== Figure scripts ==
───

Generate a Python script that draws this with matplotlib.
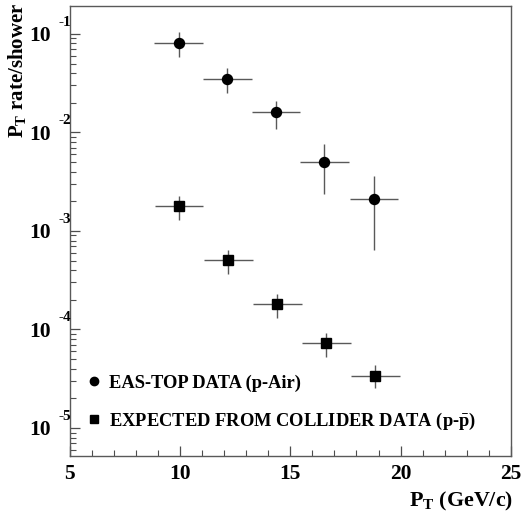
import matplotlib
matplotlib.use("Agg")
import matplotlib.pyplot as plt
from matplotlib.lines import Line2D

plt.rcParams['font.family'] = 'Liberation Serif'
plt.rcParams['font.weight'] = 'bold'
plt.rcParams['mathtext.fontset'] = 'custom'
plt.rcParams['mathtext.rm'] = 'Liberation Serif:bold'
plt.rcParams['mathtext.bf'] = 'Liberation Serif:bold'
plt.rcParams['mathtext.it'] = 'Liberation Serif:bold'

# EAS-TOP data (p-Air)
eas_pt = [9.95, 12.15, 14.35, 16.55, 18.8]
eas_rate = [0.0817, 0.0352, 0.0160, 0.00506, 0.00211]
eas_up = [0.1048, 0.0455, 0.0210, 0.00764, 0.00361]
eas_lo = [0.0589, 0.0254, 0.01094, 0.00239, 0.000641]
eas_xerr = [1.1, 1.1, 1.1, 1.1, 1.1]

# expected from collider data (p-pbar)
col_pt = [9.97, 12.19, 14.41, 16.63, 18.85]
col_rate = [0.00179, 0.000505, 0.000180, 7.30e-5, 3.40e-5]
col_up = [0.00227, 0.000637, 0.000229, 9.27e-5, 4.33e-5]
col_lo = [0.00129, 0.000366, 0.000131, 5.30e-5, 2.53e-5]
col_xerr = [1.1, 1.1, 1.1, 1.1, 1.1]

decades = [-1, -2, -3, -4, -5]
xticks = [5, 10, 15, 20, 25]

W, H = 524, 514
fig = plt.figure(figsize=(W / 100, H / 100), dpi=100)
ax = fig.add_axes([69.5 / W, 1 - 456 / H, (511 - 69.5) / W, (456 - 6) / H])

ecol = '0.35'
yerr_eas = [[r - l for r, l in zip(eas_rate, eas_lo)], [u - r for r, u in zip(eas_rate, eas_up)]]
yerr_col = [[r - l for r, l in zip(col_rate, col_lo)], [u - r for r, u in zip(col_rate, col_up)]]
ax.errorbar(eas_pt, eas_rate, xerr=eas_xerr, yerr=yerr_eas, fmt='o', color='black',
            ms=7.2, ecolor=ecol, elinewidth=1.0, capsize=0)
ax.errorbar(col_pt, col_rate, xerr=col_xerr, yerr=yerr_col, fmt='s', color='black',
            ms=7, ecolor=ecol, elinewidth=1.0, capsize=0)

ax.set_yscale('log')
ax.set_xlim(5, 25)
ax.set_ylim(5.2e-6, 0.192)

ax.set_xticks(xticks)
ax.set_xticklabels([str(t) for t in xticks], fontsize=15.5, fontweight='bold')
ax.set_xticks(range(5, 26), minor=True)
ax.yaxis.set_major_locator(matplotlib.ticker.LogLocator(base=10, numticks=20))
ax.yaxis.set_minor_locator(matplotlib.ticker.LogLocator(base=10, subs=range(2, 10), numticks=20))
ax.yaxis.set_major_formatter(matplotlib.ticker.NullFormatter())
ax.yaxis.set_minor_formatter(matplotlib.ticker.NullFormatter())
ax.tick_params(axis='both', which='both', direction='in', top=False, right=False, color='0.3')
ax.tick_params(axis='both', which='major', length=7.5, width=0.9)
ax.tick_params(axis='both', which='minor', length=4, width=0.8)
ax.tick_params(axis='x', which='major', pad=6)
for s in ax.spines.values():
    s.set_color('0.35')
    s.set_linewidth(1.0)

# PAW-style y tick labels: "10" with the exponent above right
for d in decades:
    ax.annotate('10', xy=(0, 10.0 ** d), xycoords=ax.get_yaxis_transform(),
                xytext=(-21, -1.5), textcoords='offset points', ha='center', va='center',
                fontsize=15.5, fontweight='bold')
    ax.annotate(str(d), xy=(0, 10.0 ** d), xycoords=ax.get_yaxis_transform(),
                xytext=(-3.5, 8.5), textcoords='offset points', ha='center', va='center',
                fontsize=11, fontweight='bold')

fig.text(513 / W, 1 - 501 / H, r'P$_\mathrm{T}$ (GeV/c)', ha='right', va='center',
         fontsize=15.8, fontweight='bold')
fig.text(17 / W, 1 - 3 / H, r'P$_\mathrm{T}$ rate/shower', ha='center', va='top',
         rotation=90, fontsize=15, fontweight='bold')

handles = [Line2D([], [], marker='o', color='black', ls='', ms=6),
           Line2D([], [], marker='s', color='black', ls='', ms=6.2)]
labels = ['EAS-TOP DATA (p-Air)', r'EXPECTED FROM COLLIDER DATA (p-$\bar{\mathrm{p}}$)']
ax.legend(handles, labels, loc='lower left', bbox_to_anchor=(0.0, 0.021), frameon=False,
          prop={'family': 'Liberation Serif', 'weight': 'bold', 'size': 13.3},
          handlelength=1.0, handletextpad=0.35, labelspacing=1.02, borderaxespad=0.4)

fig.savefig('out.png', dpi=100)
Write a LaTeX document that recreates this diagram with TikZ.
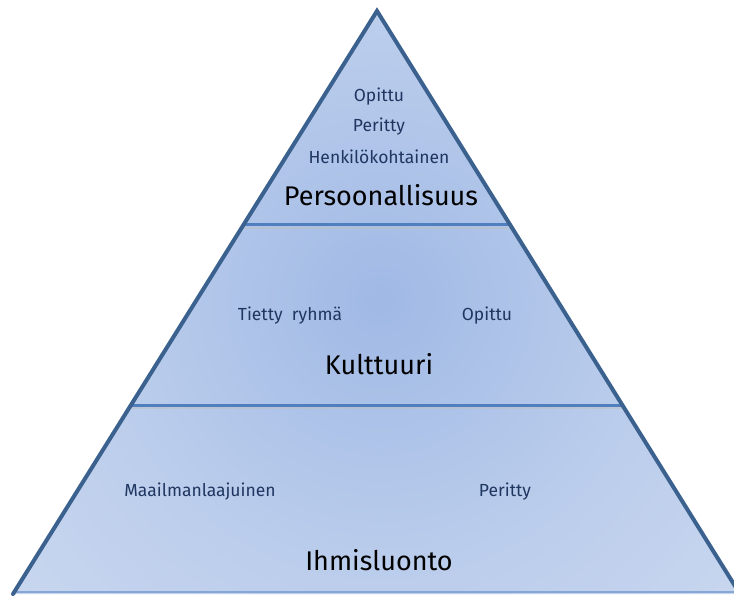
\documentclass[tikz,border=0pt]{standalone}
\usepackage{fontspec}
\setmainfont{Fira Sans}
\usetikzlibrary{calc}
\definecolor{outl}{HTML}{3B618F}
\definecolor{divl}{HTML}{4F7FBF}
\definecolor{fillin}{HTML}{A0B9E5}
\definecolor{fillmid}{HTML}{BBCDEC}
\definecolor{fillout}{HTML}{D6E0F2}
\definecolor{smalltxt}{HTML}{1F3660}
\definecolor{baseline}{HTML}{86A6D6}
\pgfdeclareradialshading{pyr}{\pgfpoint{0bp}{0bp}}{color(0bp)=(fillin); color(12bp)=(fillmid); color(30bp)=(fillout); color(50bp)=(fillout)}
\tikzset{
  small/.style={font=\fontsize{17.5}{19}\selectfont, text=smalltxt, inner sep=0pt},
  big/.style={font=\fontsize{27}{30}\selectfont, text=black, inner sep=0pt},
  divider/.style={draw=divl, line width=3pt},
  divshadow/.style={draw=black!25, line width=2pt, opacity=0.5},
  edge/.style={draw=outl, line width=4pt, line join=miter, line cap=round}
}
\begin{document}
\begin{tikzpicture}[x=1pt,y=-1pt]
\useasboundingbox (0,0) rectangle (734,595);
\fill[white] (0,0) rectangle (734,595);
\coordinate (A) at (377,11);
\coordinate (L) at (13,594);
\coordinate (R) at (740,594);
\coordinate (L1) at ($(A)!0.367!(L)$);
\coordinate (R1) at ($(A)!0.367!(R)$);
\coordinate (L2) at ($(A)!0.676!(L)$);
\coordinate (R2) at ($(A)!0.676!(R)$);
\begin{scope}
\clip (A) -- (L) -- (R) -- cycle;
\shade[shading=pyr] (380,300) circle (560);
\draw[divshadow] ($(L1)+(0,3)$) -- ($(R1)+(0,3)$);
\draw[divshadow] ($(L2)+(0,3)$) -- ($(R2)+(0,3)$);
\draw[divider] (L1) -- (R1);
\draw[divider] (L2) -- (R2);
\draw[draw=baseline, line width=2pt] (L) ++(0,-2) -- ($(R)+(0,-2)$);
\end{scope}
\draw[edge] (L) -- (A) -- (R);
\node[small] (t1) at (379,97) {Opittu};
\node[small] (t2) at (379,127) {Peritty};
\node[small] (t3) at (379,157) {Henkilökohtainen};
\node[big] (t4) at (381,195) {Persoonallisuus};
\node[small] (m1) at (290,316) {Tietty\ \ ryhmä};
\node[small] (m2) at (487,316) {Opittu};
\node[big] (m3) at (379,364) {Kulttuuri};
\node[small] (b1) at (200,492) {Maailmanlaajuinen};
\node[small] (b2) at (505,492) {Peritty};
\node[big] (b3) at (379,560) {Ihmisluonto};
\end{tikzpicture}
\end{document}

───

== What is required ==
Copy nothing past the line containing "from matplotlib.lines import Line2D": reproduce every line from the start of the records up to it, skipping pictures.

== Finished exercise ==
Generate a Python script that draws this with matplotlib.
import matplotlib
matplotlib.use("Agg")
import matplotlib.pyplot as plt
from matplotlib.lines import Line2D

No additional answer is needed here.